--- begin Source excerpt ---

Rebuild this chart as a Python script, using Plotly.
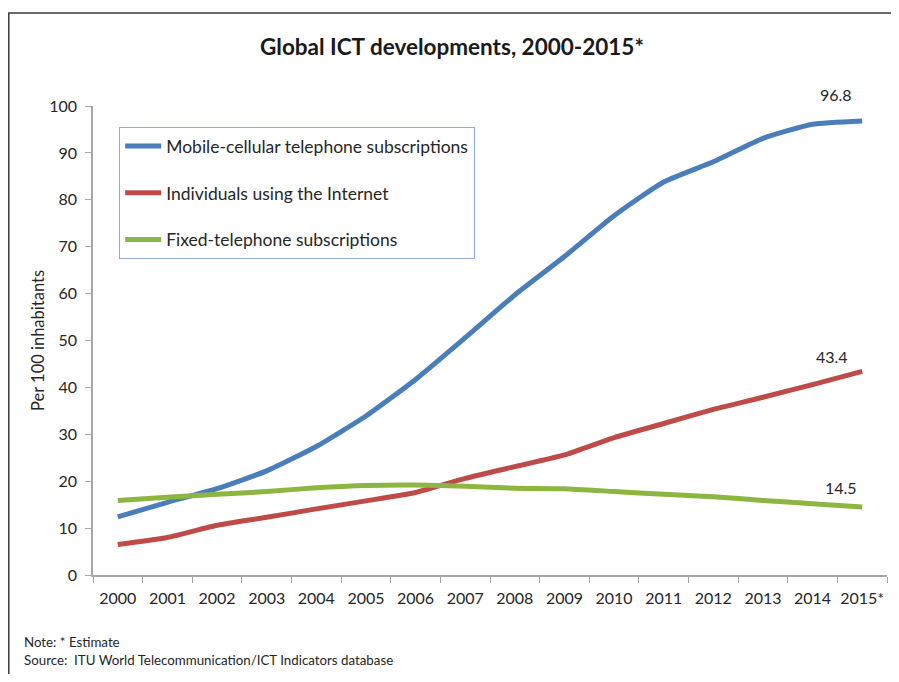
import plotly.graph_objects as go

years = ["2000", "2001", "2002", "2003", "2004", "2005", "2006", "2007",
         "2008", "2009", "2010", "2011", "2012", "2013", "2014", "2015*"]
mobile = [12.4, 15.5, 18.4, 22.2, 27.4, 33.9, 41.7, 50.6, 59.7, 67.9, 76.6, 83.8, 88.1, 93.1, 96.1, 96.8]
internet = [6.5, 8.0, 10.6, 12.3, 14.1, 15.8, 17.6, 20.6, 23.1, 25.6, 29.3, 32.3, 35.3, 37.9, 40.6, 43.4]
fixed = [15.9, 16.6, 17.2, 17.8, 18.6, 19.1, 19.2, 18.9, 18.5, 18.4, 17.8, 17.2, 16.7, 15.9, 15.2, 14.5]

names = ["Mobile-cellular telephone subscriptions", "Individuals using the Internet",
         "Fixed-telephone subscriptions"]
colors = ["#4A7EBB", "#BE4B48", "#8DB541"]
series = [mobile, internet, fixed]

FONT = "Lato"
TXT = "#262626"

# page body has an 8px margin, so the figure is drawn at offset (8, 8)
W, H = 883, 666
L, R, T, B = 85, 4, 98, 99
PW, PH = W - L - R, H - T - B

def px(xp):
    return (xp - L) / PW

def py(yp):
    return (H - B - yp) / PH

fig = go.Figure()
for i, (nm, col, vals) in enumerate(zip(names, colors, series)):
    fig.add_trace(go.Scatter(
        x=years, y=vals, name=nm, mode="lines",
        line=dict(color=col, width=5, shape="spline", smoothing=0.5),
        legendgroup=f"g{i}",
        hoverinfo="x+y+name",
    ))

# end-of-series data labels
label_offsets = [(-26, 27), (-30, 15), (-21, 20)]
for vals, (dx, dy) in zip(series, label_offsets):
    fig.add_annotation(x=years[-1], y=vals[-1], text=f"{vals[-1]:.1f}",
                       showarrow=False, xshift=dx, yshift=dy,
                       font=dict(family=FONT, size=16, color=TXT))

# note / source
fig.add_annotation(xref="paper", yref="paper", x=px(14), y=py(634), xanchor="left", yanchor="middle",
                   text="Note: * Estimate", showarrow=False,
                   font=dict(family=FONT, size=13.3, color=TXT))
fig.add_annotation(xref="paper", yref="paper", x=px(14), y=py(652), xanchor="left", yanchor="middle",
                   text="Source:  ITU World Telecommunication/ICT Indicators database", showarrow=False,
                   font=dict(family=FONT, size=13.3, color=TXT))

# outer frame (right and bottom edges fall outside the page)
fig.add_shape(type="rect", xref="paper", yref="paper",
              x0=px(0.8), x1=px(W + 40), y0=py(H + 40), y1=py(5),
              line=dict(color="#3a3a3a", width=1.5), fillcolor="rgba(0,0,0,0)", layer="below")

fig.update_layout(
    width=W, height=H,
    margin=dict(l=L, r=R, t=T, b=B),
    paper_bgcolor="white", plot_bgcolor="white",
    title=dict(text="<b>Global ICT developments, 2000-2015*</b>", x=444 / W, xanchor="center",
               y=1 - 39 / H, yanchor="middle",
               font=dict(family=FONT, size=22.5, color="#1a1a1a")),
    showlegend=True,
    legend=dict(x=px(111), y=py(119), xanchor="left", yanchor="top",
                bordercolor="#8EAADB", borderwidth=1.2, bgcolor="white",
                font=dict(family=FONT, size=17.5, color=TXT),
                tracegroupgap=21, traceorder="grouped", itemwidth=36),
    xaxis=dict(type="category", range=[-0.5, 15.5], showgrid=False,
               showline=True, linecolor="#A6A6A6", linewidth=1.5,
               ticks="outside", tickson="boundaries", ticklen=6, tickcolor="#A6A6A6",
               tickangle=0, automargin=False, ticklabelstandoff=8,
               tickfont=dict(family=FONT, size=16, color=TXT), fixedrange=True),
    yaxis=dict(range=[0, 100], dtick=10, showgrid=False, zeroline=False,
               showline=True, linecolor="#A6A6A6", linewidth=1.5,
               ticks="outside", ticklen=6, tickcolor="#A6A6A6", automargin=False,
               ticklabelstandoff=5,
               tickfont=dict(family=FONT, size=16, color=TXT),
               title=dict(text="Per 100 inhabitants", standoff=0,
                          font=dict(family=FONT, size=16.5, color=TXT))),
)

fig.write_html("out.html")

--- end Source excerpt ---

* [Written task]: Take the listing above and print it exactly, apart from the pictures.

* [Answer to the problem]:
Rebuild this chart as a Python script, using Plotly.
import plotly.graph_objects as go

years = ["2000", "2001", "2002", "2003", "2004", "2005", "2006", "2007",
         "2008", "2009", "2010", "2011", "2012", "2013", "2014", "2015*"]
mobile = [12.4, 15.5, 18.4, 22.2, 27.4, 33.9, 41.7, 50.6, 59.7, 67.9, 76.6, 83.8, 88.1, 93.1, 96.1, 96.8]
internet = [6.5, 8.0, 10.6, 12.3, 14.1, 15.8, 17.6, 20.6, 23.1, 25.6, 29.3, 32.3, 35.3, 37.9, 40.6, 43.4]
fixed = [15.9, 16.6, 17.2, 17.8, 18.6, 19.1, 19.2, 18.9, 18.5, 18.4, 17.8, 17.2, 16.7, 15.9, 15.2, 14.5]

names = ["Mobile-cellular telephone subscriptions", "Individuals using the Internet",
         "Fixed-telephone subscriptions"]
colors = ["#4A7EBB", "#BE4B48", "#8DB541"]
series = [mobile, internet, fixed]

FONT = "Lato"
TXT = "#262626"

# page body has an 8px margin, so the figure is drawn at offset (8, 8)
W, H = 883, 666
L, R, T, B = 85, 4, 98, 99
PW, PH = W - L - R, H - T - B

def px(xp):
    return (xp - L) / PW

def py(yp):
    return (H - B - yp) / PH

fig = go.Figure()
for i, (nm, col, vals) in enumerate(zip(names, colors, series)):
    fig.add_trace(go.Scatter(
        x=years, y=vals, name=nm, mode="lines",
        line=dict(color=col, width=5, shape="spline", smoothing=0.5),
        legendgroup=f"g{i}",
        hoverinfo="x+y+name",
    ))

# end-of-series data labels
label_offsets = [(-26, 27), (-30, 15), (-21, 20)]
for vals, (dx, dy) in zip(series, label_offsets):
    fig.add_annotation(x=years[-1], y=vals[-1], text=f"{vals[-1]:.1f}",
                       showarrow=False, xshift=dx, yshift=dy,
                       font=dict(family=FONT, size=16, color=TXT))

# note / source
fig.add_annotation(xref="paper", yref="paper", x=px(14), y=py(634), xanchor="left", yanchor="middle",
                   text="Note: * Estimate", showarrow=False,
                   font=dict(family=FONT, size=13.3, color=TXT))
fig.add_annotation(xref="paper", yref="paper", x=px(14), y=py(652), xanchor="left", yanchor="middle",
                   text="Source:  ITU World Telecommunication/ICT Indicators database", showarrow=False,
                   font=dict(family=FONT, size=13.3, color=TXT))

# outer frame (right and bottom edges fall outside the page)
fig.add_shape(type="rect", xref="paper", yref="paper",
              x0=px(0.8), x1=px(W + 40), y0=py(H + 40), y1=py(5),
              line=dict(color="#3a3a3a", width=1.5), fillcolor="rgba(0,0,0,0)", layer="below")

fig.update_layout(
    width=W, height=H,
    margin=dict(l=L, r=R, t=T, b=B),
    paper_bgcolor="white", plot_bgcolor="white",
    title=dict(text="<b>Global ICT developments, 2000-2015*</b>", x=444 / W, xanchor="center",
               y=1 - 39 / H, yanchor="middle",
               font=dict(family=FONT, size=22.5, color="#1a1a1a")),
    showlegend=True,
    legend=dict(x=px(111), y=py(119), xanchor="left", yanchor="top",
                bordercolor="#8EAADB", borderwidth=1.2, bgcolor="white",
                font=dict(family=FONT, size=17.5, color=TXT),
                tracegroupgap=21, traceorder="grouped", itemwidth=36),
    xaxis=dict(type="category", range=[-0.5, 15.5], showgrid=False,
               showline=True, linecolor="#A6A6A6", linewidth=1.5,
               ticks="outside", tickson="boundaries", ticklen=6, tickcolor="#A6A6A6",
               tickangle=0, automargin=False, ticklabelstandoff=8,
               tickfont=dict(family=FONT, size=16, color=TXT), fixedrange=True),
    yaxis=dict(range=[0, 100], dtick=10, showgrid=False, zeroline=False,
               showline=True, linecolor="#A6A6A6", linewidth=1.5,
               ticks="outside", ticklen=6, tickcolor="#A6A6A6", automargin=False,
               ticklabelstandoff=5,
               tickfont=dict(family=FONT, size=16, color=TXT),
               title=dict(text="Per 100 inhabitants", standoff=0,
                          font=dict(family=FONT, size=16.5, color=TXT))),
)

fig.write_html("out.html")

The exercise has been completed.